▶ MATERIAL:
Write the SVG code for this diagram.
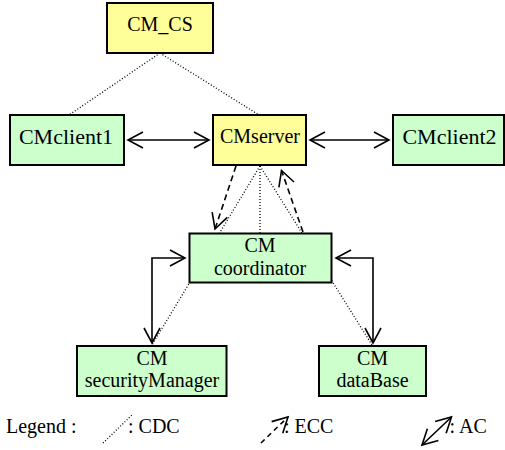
<svg xmlns="http://www.w3.org/2000/svg" width="505" height="450" viewBox="0 0 505 450" font-family="Liberation Serif, serif" font-size="20">
<style>
.box{stroke:#000;stroke-width:2}
.y{fill:#ffff99}
.g{fill:#ccffcc}
.c{text-anchor:middle}
.cdc{fill:none;stroke:#000;stroke-width:1.3;stroke-dasharray:1 2}
.ecc{fill:none;stroke:#000;stroke-width:1.6;stroke-dasharray:6 4;marker-end:url(#ah)}
.ac{fill:none;stroke:#000;stroke-width:1.6;marker-start:url(#ah);marker-end:url(#ah)}
</style>
<defs>
<marker id="ah" markerUnits="userSpaceOnUse" viewBox="-18 -11 20 22" markerWidth="20" markerHeight="22" refX="0" refY="0" orient="auto-start-reverse">
<path d="M-15,-8 L0,0 L-15,8" fill="none" stroke="#000" stroke-width="1.6"/>
</marker>
</defs>
<rect width="505" height="450" fill="#fff"/>
<g id="connectors">
<line class="cdc" x1="160" y1="53" x2="69" y2="115"/>
<line class="cdc" x1="160" y1="53" x2="259" y2="115"/>
<line class="cdc" x1="260" y1="166" x2="260" y2="233"/>
<line class="cdc" x1="260" y1="166" x2="152" y2="345"/>
<line class="cdc" x1="260" y1="166" x2="372" y2="345"/>
<line class="ac" x1="128" y1="140" x2="209" y2="140"/>
<line class="ac" x1="310" y1="140" x2="389" y2="140"/>
<polyline class="ac" points="185,258 152,258 152,343"/>
<polyline class="ac" points="336,258 373,258 373,343"/>
<line class="ecc" x1="236" y1="166" x2="215" y2="229"/>
<line class="ecc" x1="303" y1="232" x2="281.5" y2="170.5"/>
</g>
<g id="CM_CS"><rect class="box y" x="107" y="3" width="106" height="50"/><text class="c" x="160" y="31">CM_CS</text></g>
<g id="CMclient1"><rect class="box g" x="10" y="115" width="114" height="50"/><text class="c" x="66" y="144" font-size="22">CMclient1</text></g>
<g id="CMserver"><rect class="box y" x="213" y="115" width="93" height="50"/><text class="c" x="260" y="143">CMserver</text></g>
<g id="CMclient2"><rect class="box g" x="393" y="115" width="111" height="50"/><text class="c" x="449.5" y="144" font-size="22">CMclient2</text></g>
<g id="CMcoordinator"><rect class="box g" x="189.5" y="233.5" width="142" height="49"/><text class="c" x="260" y="252">CM</text><text class="c" x="260" y="275">coordinator</text></g>
<g id="CMsecurityManager"><rect class="box g" x="77" y="346" width="149.5" height="50"/><text class="c" x="152" y="365">CM</text><text class="c" x="152" y="387">securityManager</text></g>
<g id="CMdataBase"><rect class="box g" x="319" y="346" width="107" height="50"/><text class="c" x="372.5" y="365">CM</text><text class="c" x="372.5" y="387">dataBase</text></g>
<g id="legend">
<text x="6" y="433">Legend :</text>
<line class="cdc" x1="103" y1="443" x2="133" y2="414"/>
<text x="128" y="433">: CDC</text>
<line class="ecc" x1="261" y1="443" x2="288" y2="417" style="stroke-dasharray:5 4"/>
<text x="284" y="433">: ECC</text>
<line class="ac" x1="422" y1="445" x2="451.5" y2="417"/>
<text x="449.5" y="433">: AC</text>
</g>
</svg>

▶ STATED TASK: Copy the listing exactly. Any image in it stays out of the copy.

▶ ANSWER FOR THE TASK:
Write the SVG code for this diagram.
<svg xmlns="http://www.w3.org/2000/svg" width="505" height="450" viewBox="0 0 505 450" font-family="Liberation Serif, serif" font-size="20">
<style>
.box{stroke:#000;stroke-width:2}
.y{fill:#ffff99}
.g{fill:#ccffcc}
.c{text-anchor:middle}
.cdc{fill:none;stroke:#000;stroke-width:1.3;stroke-dasharray:1 2}
.ecc{fill:none;stroke:#000;stroke-width:1.6;stroke-dasharray:6 4;marker-end:url(#ah)}
.ac{fill:none;stroke:#000;stroke-width:1.6;marker-start:url(#ah);marker-end:url(#ah)}
</style>
<defs>
<marker id="ah" markerUnits="userSpaceOnUse" viewBox="-18 -11 20 22" markerWidth="20" markerHeight="22" refX="0" refY="0" orient="auto-start-reverse">
<path d="M-15,-8 L0,0 L-15,8" fill="none" stroke="#000" stroke-width="1.6"/>
</marker>
</defs>
<rect width="505" height="450" fill="#fff"/>
<g id="connectors">
<line class="cdc" x1="160" y1="53" x2="69" y2="115"/>
<line class="cdc" x1="160" y1="53" x2="259" y2="115"/>
<line class="cdc" x1="260" y1="166" x2="260" y2="233"/>
<line class="cdc" x1="260" y1="166" x2="152" y2="345"/>
<line class="cdc" x1="260" y1="166" x2="372" y2="345"/>
<line class="ac" x1="128" y1="140" x2="209" y2="140"/>
<line class="ac" x1="310" y1="140" x2="389" y2="140"/>
<polyline class="ac" points="185,258 152,258 152,343"/>
<polyline class="ac" points="336,258 373,258 373,343"/>
<line class="ecc" x1="236" y1="166" x2="215" y2="229"/>
<line class="ecc" x1="303" y1="232" x2="281.5" y2="170.5"/>
</g>
<g id="CM_CS"><rect class="box y" x="107" y="3" width="106" height="50"/><text class="c" x="160" y="31">CM_CS</text></g>
<g id="CMclient1"><rect class="box g" x="10" y="115" width="114" height="50"/><text class="c" x="66" y="144" font-size="22">CMclient1</text></g>
<g id="CMserver"><rect class="box y" x="213" y="115" width="93" height="50"/><text class="c" x="260" y="143">CMserver</text></g>
<g id="CMclient2"><rect class="box g" x="393" y="115" width="111" height="50"/><text class="c" x="449.5" y="144" font-size="22">CMclient2</text></g>
<g id="CMcoordinator"><rect class="box g" x="189.5" y="233.5" width="142" height="49"/><text class="c" x="260" y="252">CM</text><text class="c" x="260" y="275">coordinator</text></g>
<g id="CMsecurityManager"><rect class="box g" x="77" y="346" width="149.5" height="50"/><text class="c" x="152" y="365">CM</text><text class="c" x="152" y="387">securityManager</text></g>
<g id="CMdataBase"><rect class="box g" x="319" y="346" width="107" height="50"/><text class="c" x="372.5" y="365">CM</text><text class="c" x="372.5" y="387">dataBase</text></g>
<g id="legend">
<text x="6" y="433">Legend :</text>
<line class="cdc" x1="103" y1="443" x2="133" y2="414"/>
<text x="128" y="433">: CDC</text>
<line class="ecc" x1="261" y1="443" x2="288" y2="417" style="stroke-dasharray:5 4"/>
<text x="284" y="433">: ECC</text>
<line class="ac" x1="422" y1="445" x2="451.5" y2="417"/>
<text x="449.5" y="433">: AC</text>
</g>
</svg>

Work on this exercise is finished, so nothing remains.